Who is driving the agendaOf course, this is a fact of the regime that Putin has been building for more than 20 years and has finally finished. In such a regime, the value of human life tends toward zero. Now, value is found only in the willingness to risk one’s life for Putin and his inner circle, who are obsessed with archaic conspiracy theories.

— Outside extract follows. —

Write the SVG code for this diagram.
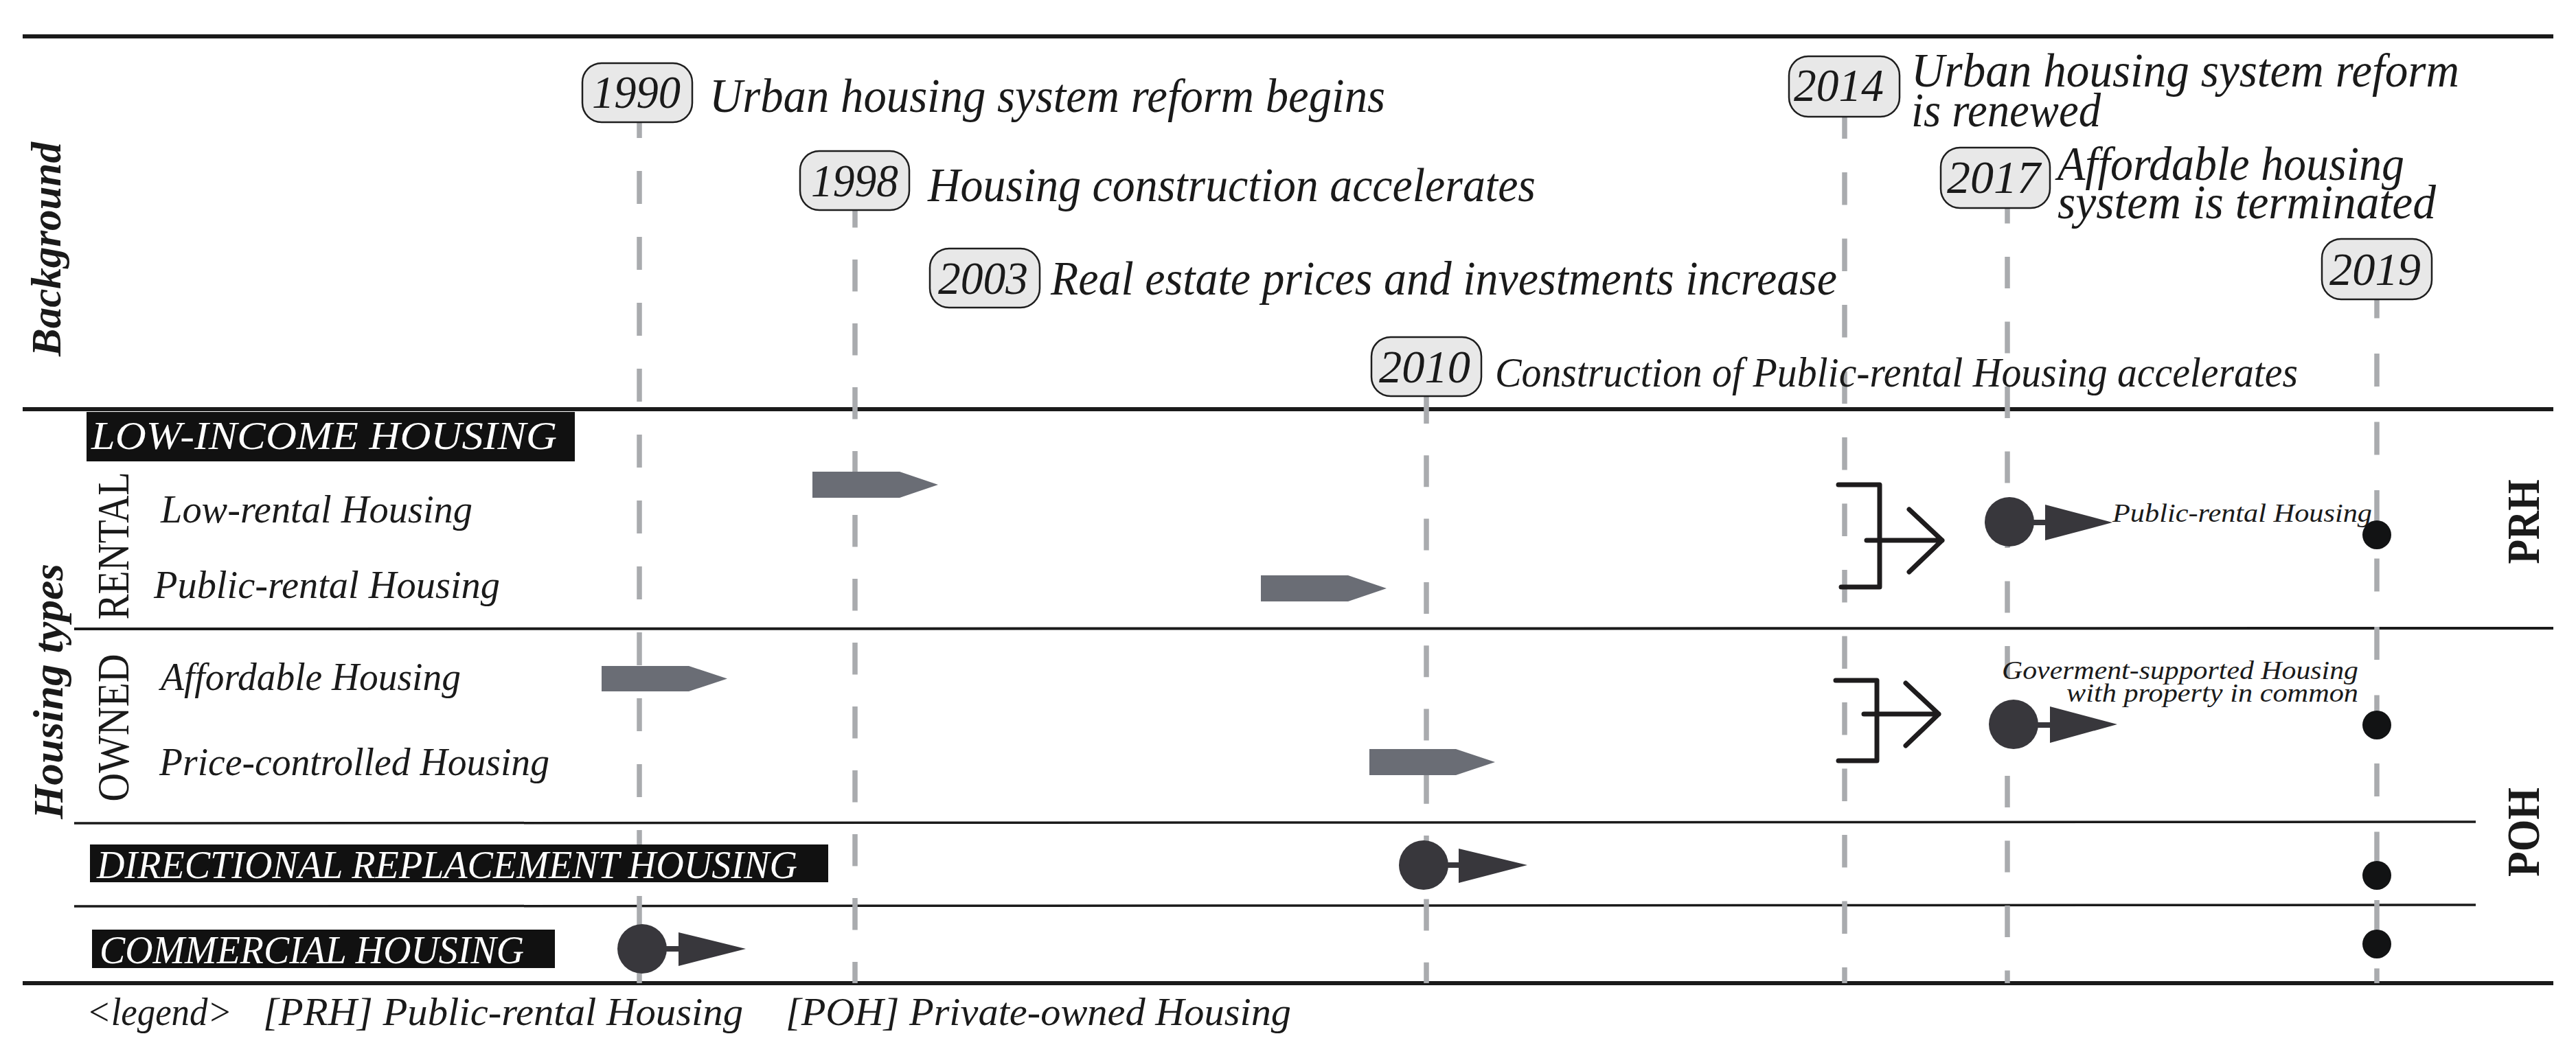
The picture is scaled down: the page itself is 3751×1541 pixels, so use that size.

The regime’s institutional foundations, the foundations of statehood, are crumbling: authoritarian rule-making and law enforcement are eroding the very foundations of law, while Prigozhin, the leader of criminal elements who are declared heroes, is becoming a source of “legislative” initiatives. As soon as Prigozhin – who willingly poses, as the new aesthetic dictates, against the backdrop of fresh military burial grounds (rather resembling mass graves) –
proposed adding an article to the Criminal Code providing penalties for discrediting former convicts who are fighting in Ukraine, Duma Speaker Vyacheslav Volodin took up the idea with enthusiasm.
Evidently, “
Putin’s chef” is ingraining a criminal subculture, shaping a new ethic and aesthetic, and dictating the state’s legislative agenda. And parliament is becoming his instrument. To boost their stature, statesmen like Mironov and Volodin are trying to get closer to the new Russian “macho” – Prigozhin. The power of the informal leader of the contemporary “savage division” has been consolidated by state rituals: surviving criminals are
awarded “For Courage” medals, which recall the heroism of soldiers who fought in the Great Patriotic War.
An informalization of power and its practices is taking place. For example, in the new circumstances, so-called “parallel” – i.e. counterfeit – imports are becoming the norm.